Le premier roman d’Aurélien Bellanger, grand buzz lors de la rentrée littéraire, raconte le parcours, pour ne pas dire le destin, d’un personnage inspiré en partie de l’histoire de Xavier Niel, fondateur de Free. À côté du récit d’initiation (qui prend au fil des pages des allures de SF mystique) autour de ce Rastignac du virtuel, le livre raconte aussi l’histoire de l’économie française — et mondiale — où les biens échangés et facturés se dématérialisent, où l’usine fait place aux grandes zones postindustrielles, où des machines surpuissantes enregistrent, raccordent et mettent en lien l’humanité entière. Les grandes fusions et les patrons d’entreprise à la une des magazines entraînent dans leur sillage une nouvelle langue : start-up, hardware, data center, helpdesk… Et l’humain de s’adapter à ces nouveaux environnements : Bellanger montre assez adroitement que chaque avancée technologique dans le monde de la communication a, avant tout, profité à l’industrie de la pornographie, du Minitel rose aux webcams payantes. Son personnage entretient d’ailleurs d’étroites liaisons avec l’entre-monde des sex-shops et de la pornographie. Histoire de l’économie donc, mais également bilan des transformations qui ont conduit à l’avènement d’une société où tout n’est que flux d’informations.
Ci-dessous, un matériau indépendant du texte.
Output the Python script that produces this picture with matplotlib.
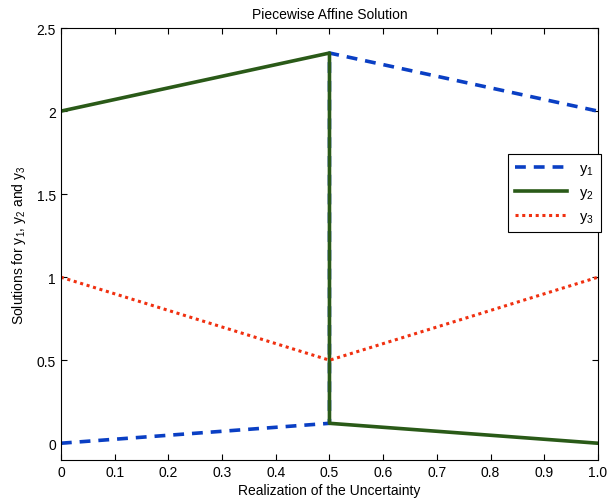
import matplotlib
matplotlib.use('Agg')
import matplotlib.pyplot as plt

plt.rcParams['font.family'] = ['Liberation Sans', 'DejaVu Sans']

x = [0.0, 0.5, 0.5, 1.0]
y1 = [0.0, 0.12, 2.35, 2.0]
y2 = [2.0, 2.35, 0.12, 0.0]
y3_x = [0.0, 0.5, 1.0]
y3 = [1.0, 0.5, 1.0]
xticks = [0, 0.1, 0.2, 0.3, 0.4, 0.5, 0.6, 0.7, 0.8, 0.9, 1.0]
xtick_labels = ['0', '0.1', '0.2', '0.3', '0.4', '0.5', '0.6', '0.7', '0.8', '0.9', '1.0']
yticks = [0, 0.5, 1, 1.5, 2, 2.5]
ytick_labels = ['0', '0.5', '1', '1.5', '2', '2.5']

fig = plt.figure(figsize=(6.09, 5.02), dpi=100)
ax = fig.add_axes([0.100, 0.082, 0.882, 0.860])

ax.plot(x, y1, linestyle=(0, (3, 2.2)), color='#0a3fc4', linewidth=2.6, label='$\\mathregular{y_1}$')
ax.plot(x, y2, linestyle='solid', color='#2a5a18', linewidth=2.6, label='$\\mathregular{y_2}$')
ax.plot(y3_x, y3, linestyle=(0, (1, 1.2)), color='#f03010', linewidth=2.2, label='$\\mathregular{y_3}$')

ax.set_xlim(0, 1)
ax.set_ylim(-0.1, 2.5)
ax.set_xticks(xticks)
ax.set_xticklabels(xtick_labels)
ax.set_yticks(yticks)
ax.set_yticklabels(ytick_labels)
ax.tick_params(direction='in', top=True, right=True, labelsize=10, length=4)

ax.set_title('Piecewise Affine Solution', fontsize=10, pad=7)
ax.set_xlabel('Realization of the Uncertainty', fontsize=10, labelpad=3)
ax.set_ylabel('Solutions for $\\mathregular{y_1}$, $\\mathregular{y_2}$ and $\\mathregular{y_3}$', fontsize=10, labelpad=6)

leg = ax.legend(loc='upper left', bbox_to_anchor=(0.818, 0.726), fontsize=10.5, fancybox=False,
                framealpha=1, edgecolor='black', handlelength=3.6, borderpad=0.5, labelspacing=0.55)
leg.get_frame().set_linewidth(0.8)

fig.savefig('out.png', dpi=100)
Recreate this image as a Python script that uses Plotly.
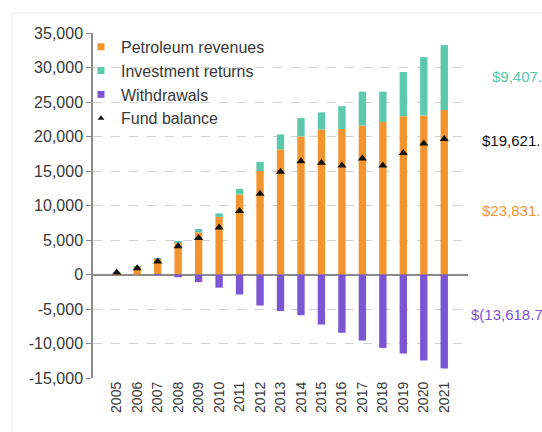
import plotly.graph_objects as go

# Fund flows by year (millions of dollars)
years = [str(y) for y in range(2005, 2022)]
petroleum_revenues = [250, 1100, 2300, 4600, 6100, 8350, 11600, 15000, 18100,
                      20000, 21000, 21100, 21600, 22100, 22950, 23050, 23831]
investment_returns = [10, 30, 50, 200, 500, 500, 800, 1300, 2200,
                      2700, 2500, 3300, 4900, 4400, 6400, 8450, 9407]
withdrawals = [0, 0, -50, -400, -1100, -1900, -2900, -4500, -5300,
               -5900, -7250, -8450, -9570, -10630, -11450, -12460, -13618.7]
fund_balance = [300, 900, 1900, 4100, 5300, 6800, 9200, 11700, 14900,
                16400, 16200, 15800, 16800, 15800, 17600, 19000, 19621]

y_ticks = [35000, 30000, 25000, 20000, 15000, 10000, 5000, 0, -5000, -10000, -15000]
y_tick_text = [f"{v:,}" for v in y_ticks]

ORANGE = "#F3952F"
TEAL = "#5CC9AC"
PURPLE = "#7B55D3"
TEXT = "#383838"
FONT = "Liberation Sans, Arial, sans-serif"

fig = go.Figure()

fig.add_trace(go.Bar(x=years, y=petroleum_revenues, name="Petroleum revenues",
                     marker=dict(color=ORANGE, line=dict(width=0)), showlegend=False))
fig.add_trace(go.Bar(x=years, y=investment_returns, name="Investment returns",
                     marker=dict(color=TEAL, line=dict(width=0)), showlegend=False))
fig.add_trace(go.Bar(x=years, y=withdrawals, name="Withdrawals",
                     marker=dict(color=PURPLE, line=dict(width=0)), showlegend=False))
fig.add_trace(go.Scatter(x=years, y=fund_balance, mode="markers", name="Fund balance",
                         marker=dict(symbol="triangle-up", size=8, color="#111111"),
                         showlegend=False))

# Legend entries with small square swatches
for name, color, symbol, size in [("Petroleum revenues", ORANGE, "square", 7),
                                  ("Investment returns", TEAL, "square", 7),
                                  ("Withdrawals", PURPLE, "square", 7),
                                  ("Fund balance", "#111111", "triangle-up", 6)]:
    fig.add_trace(go.Scatter(x=[None], y=[None], mode="markers", name=name,
                             marker=dict(symbol=symbol, size=size, color=color),
                             showlegend=True))

# Latest-year values at the right edge
right_labels = [
    ("$9,407.", TEAL, 28700, 1.059),
    ("$19,621.", "#111111", 19400, 1.032),
    ("$23,831.", ORANGE, 9300, 1.033),
    ("$(13,618.7", PURPLE, -5800, 1.002),
]
for text, color, yv, xp in right_labels:
    fig.add_annotation(x=xp, xref="paper", y=yv, yref="y", text=text,
                       showarrow=False, xanchor="left", yanchor="middle",
                       font=dict(family=FONT, size=15, color=color))

# faint frame around the chart
fig.add_shape(type="rect", xref="paper", yref="paper",
              x0=-0.216, x1=1.25, y0=-0.2, y1=1.058,
              line=dict(color="#ececec", width=1), fillcolor="rgba(0,0,0,0)", layer="below")

fig.update_layout(
    width=542, height=432,
    margin=dict(l=93, r=74, t=33, b=54),
    paper_bgcolor="white", plot_bgcolor="white",
    barmode="relative", bargap=0.64,
    font=dict(family=FONT, size=16, color=TEXT),
    legend=dict(x=-0.032, y=1.009, xanchor="left", yanchor="top",
                bgcolor="rgba(0,0,0,0)", font=dict(family=FONT, size=16, color=TEXT),
                itemwidth=30, tracegroupgap=0),
    xaxis=dict(type="category", tickangle=-90, showgrid=False, showline=False,
               ticks="", tickfont=dict(family=FONT, size=14, color=TEXT)),
    yaxis=dict(range=[-15000, 35000], tickvals=y_ticks, ticktext=y_tick_text,
               showgrid=True, gridcolor="#d2d2d2", griddash="dash", gridwidth=1,
               showline=True, linecolor="#8a8a8a", linewidth=1.5,
               ticks="outside", ticklen=5, tickcolor="#8a8a8a",
               zeroline=True, zerolinecolor="#8a8a8a", zerolinewidth=1.5,
               tickfont=dict(family=FONT, size=16, color=TEXT)),
)

fig.write_html("out.html")
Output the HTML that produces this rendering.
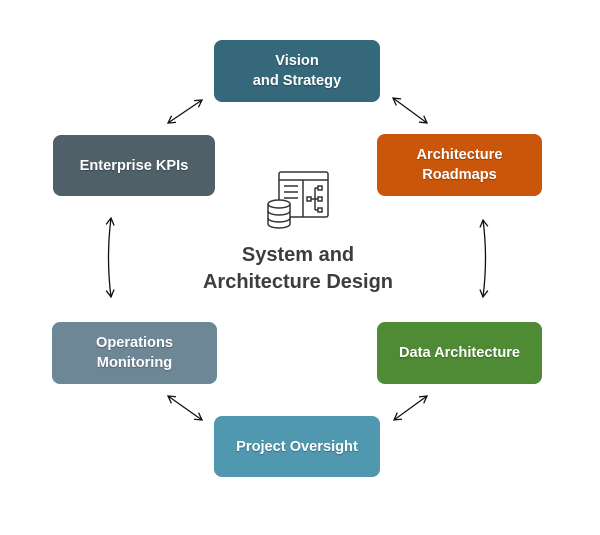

L’écriture de Bellanger est volontairement froide, technique et descriptive, observant de très loin l’évolution du personnage pour lequel le narrateur n’éprouve aucune empathie. Difficile de ne pas penser au Meursault de Camus, tant le nom du personnage rappelle celui de l’Étranger . L’enjeu stylistique est certainement l’un des aspects particuliers du roman dont la narration prend l’allure d’une notice trouvée sur Wikipédia. Parfois lassant, l’effet est cependant assez original.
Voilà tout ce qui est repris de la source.